Thursday, May 7, 2009

Star Trek & The Machines

I watched some of the Animatrix last night on Joost. If you don't know, Animatrix is a collection of 9 hot shit animated shorts produced by the Wachowskis to expand The Matrix canon, kind of an 'Expanded Matrix Universe.' I watched 'The Second Renaissance' which tells how we ended up as a species of coppertops in the first place. The animation is hot shit, as it is with all nine Animatrix shorts--but the story was surprisingly, let's say, familiar: man makes machine, machine turns against man, machine enslaves man, man rebels against machine.

We're obsessed with this idea of computers/machines/technology taking us over: Terminator, Matrix, I, Robot. Artificial Intelligence, War Games, Vader, The Borg. Computers either enslaving us, wiping us out as a species or at the very least, dehumanizing us is obviously the biggest cliche in science fiction. What's at the root of this species-wide obsession?

Is it the Genesis archetype that we build machines in our own image? The Frankenstein archetype of man aspiring to godhead by creating life? The thermonuclear fear that we create the means of our own destruction? It's definitely something Jungian. I'm going to dig into it.

However, this does distingush Star Trek from most other science fiction myths -- fear of computers is not a major Star Trek theme.
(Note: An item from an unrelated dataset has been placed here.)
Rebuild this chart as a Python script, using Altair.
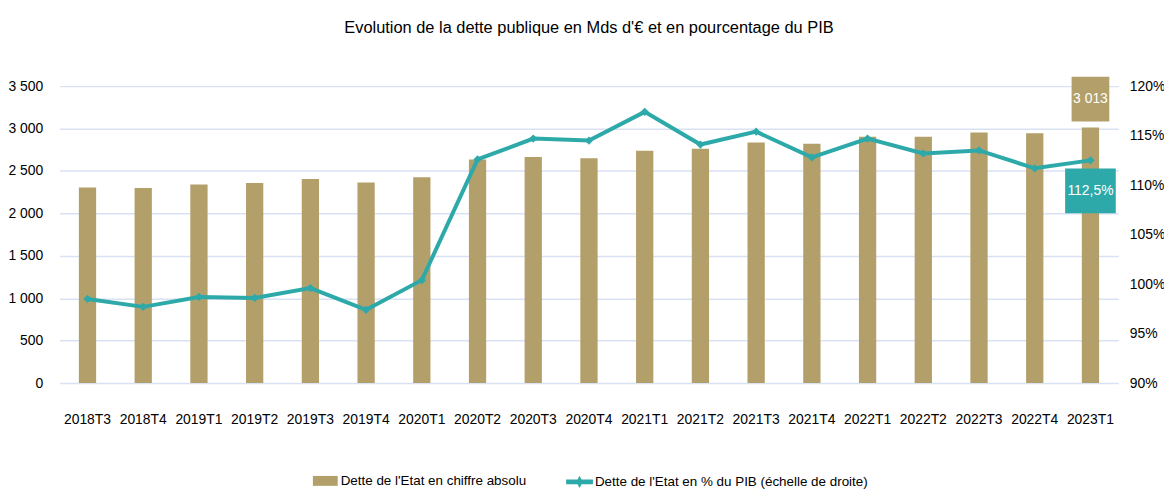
import altair as alt
import pandas as pd

quarters = ["2018T3", "2018T4", "2019T1", "2019T2", "2019T3", "2019T4", "2020T1",
            "2020T2", "2020T3", "2020T4", "2021T1", "2021T2", "2021T3", "2021T4",
            "2022T1", "2022T2", "2022T3", "2022T4", "2023T1"]
debt_bn = [2306, 2298, 2341, 2357, 2404, 2365, 2427, 2634, 2665, 2650, 2739,
           2763, 2837, 2821, 2903, 2903, 2954, 2946, 3013]
debt_pct_gdp = [98.5, 97.7, 98.7, 98.6, 99.6, 97.4, 100.4, 112.6, 114.7, 114.5,
                117.4, 114.1, 115.4, 112.8, 114.7, 113.2, 113.5, 111.7, 112.5]
left_ticks = [0, 500, 1000, 1500, 2000, 2500, 3000, 3500]
right_ticks = [90, 95, 100, 105, 110, 115, 120]
legend_labels = ["Dette de l'Etat en chiffre absolu",
                 "Dette de l'Etat en % du PIB (échelle de droite)"]
title_text = "Evolution de la dette publique en Mds d'€ et en pourcentage du PIB"

TAN = "#B39F6A"
TEAL = "#2EA9A9"
GRID = "#D9E1F4"
FONT = "Liberation Sans"

df = pd.DataFrame({
    "quarter": quarters,
    "debt": debt_bn,
    "pct": debt_pct_gdp,
    "leg_bar": legend_labels[0],
    "leg_line": legend_labels[1],
})

x = alt.X("quarter:N", sort=quarters,
          scale=alt.Scale(paddingInner=0.69, paddingOuter=0.345),
          axis=alt.Axis(title=None, labelAngle=0, labelFont=FONT, labelFontSize=14,
                        labelColor="#000000", labelPadding=30, ticks=False,
                        domain=False, grid=False))

y_left = alt.Y("debt:Q",
               scale=alt.Scale(domain=[0, 3500], nice=False, zero=True),
               axis=alt.Axis(title=None, values=left_ticks,
                             labelExpr="replace(format(datum.value, ','), ',', ' ')",
                             labelFont=FONT, labelFontSize=14, labelColor="#000000",
                             labelPadding=17, ticks=False, domain=False,
                             grid=True, gridColor=GRID, gridWidth=1.5))

y_right = alt.Y("pct:Q",
                scale=alt.Scale(domain=[90, 120], nice=False, zero=False),
                axis=alt.Axis(title=None, orient="right", values=right_ticks,
                              labelExpr="format(datum.value, 'd') + '%'",
                              labelFont=FONT, labelFontSize=14, labelColor="#000000",
                              labelPadding=11, ticks=False, domain=False, grid=False))

BOX_TAN = "M-0.844,-1H0.844V1H-0.844Z"
BOX_TEAL = "M-1.133,-1H1.133V1H-1.133Z"
LEG_BAR = "M-1,-0.4H1V0.4H-1Z"
LEG_LINE = "M-1,-0.17H1V0.17H-1Z M0,-0.46L0.24,0L0,0.46L-0.24,0Z"

base = alt.Chart(df).encode(x=x)
last = alt.datum.quarter == quarters[-1]

bars = base.mark_bar().encode(
    y=y_left,
    color=alt.Color("leg_bar:N",
                    scale=alt.Scale(domain=[legend_labels[0]], range=[TAN]),
                    legend=alt.Legend(title=None, orient="none", legendX=255, legendY=385,
                                      symbolType=LEG_BAR, symbolSize=625,
                                      symbolStrokeWidth=0, labelFont=FONT,
                                      labelFontSize=13.5, labelColor="#000000",
                                      labelOffset=3, padding=0, labelLimit=400)),
)

box_tan = base.mark_point(shape=BOX_TAN, size=2025, filled=True, color=TAN,
                          opacity=1, strokeWidth=0, yOffset=-28.6).transform_filter(
    last).encode(y=y_left)

text_tan = base.mark_text(color="white", font=FONT, fontSize=14, baseline="middle",
                          align="center", yOffset=-28.6).transform_filter(
    last).transform_calculate(
    lbl="replace(format(datum.debt, ','), ',', ' ')").encode(y=y_left, text="lbl:N")

line = base.mark_line(strokeWidth=4,
                      point=alt.OverlayMarkDef(shape="diamond", size=70, filled=True,
                                               opacity=1)).encode(
    y=y_right,
    color=alt.Color("leg_line:N",
                    scale=alt.Scale(domain=[legend_labels[1]], range=[TEAL]),
                    legend=alt.Legend(title=None, orient="none", legendX=510, legendY=385,
                                      symbolType=LEG_LINE, symbolSize=729,
                                      symbolFillColor=TEAL, symbolStrokeWidth=0,
                                      labelFont=FONT, labelFontSize=13.5,
                                      labelColor="#000000", labelOffset=2,
                                      padding=0, labelLimit=500)),
)

box_teal = base.mark_point(shape=BOX_TEAL, size=2025, filled=True, color=TEAL,
                           opacity=1, strokeWidth=0, yOffset=30.8).transform_filter(
    last).encode(y=y_right)

text_teal = base.mark_text(color="white", font=FONT, fontSize=14, baseline="middle",
                           align="center", yOffset=30.8).transform_filter(
    last).transform_calculate(
    lbl="replace(format(datum.pct, '.1f'), '.', ',') + '%'").encode(y=y_right, text="lbl:N")

left = alt.layer(bars, box_tan, text_tan)
right = alt.layer(line, box_teal, text_teal)

chart = alt.layer(left, right).resolve_scale(
    y="independent", color="independent"
).properties(
    width=1066, height=299,
    title=alt.TitleParams(text=title_text, font=FONT, fontSize=16.5, fontWeight="normal",
                          color="#000000", anchor="middle", baseline="bottom", offset=25),
    autosize=alt.AutoSizeParams(type="none"),
    padding={"left": 52, "top": 77, "right": 46, "bottom": 107},
).configure_view(stroke=None)

chart.save("out.html", embed_options={"renderer": "svg", "actions": False})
A primal fear of technology runs through our modern mythical culture, yet there's no fear of technology anywhere in our consumer culture. In fact, I'm getting very used to tech devices waiting on me hand AND foot. I, Robot isn't that far off and I'm not complaining. Resistance isn't just futile, it's non-existent. Are we ignoring the warnings of our collective unconscious? Seems that way.

Anyway, I'm seeing Star Trek tonight in IMAX 3D. How psyched am I? Very psyched.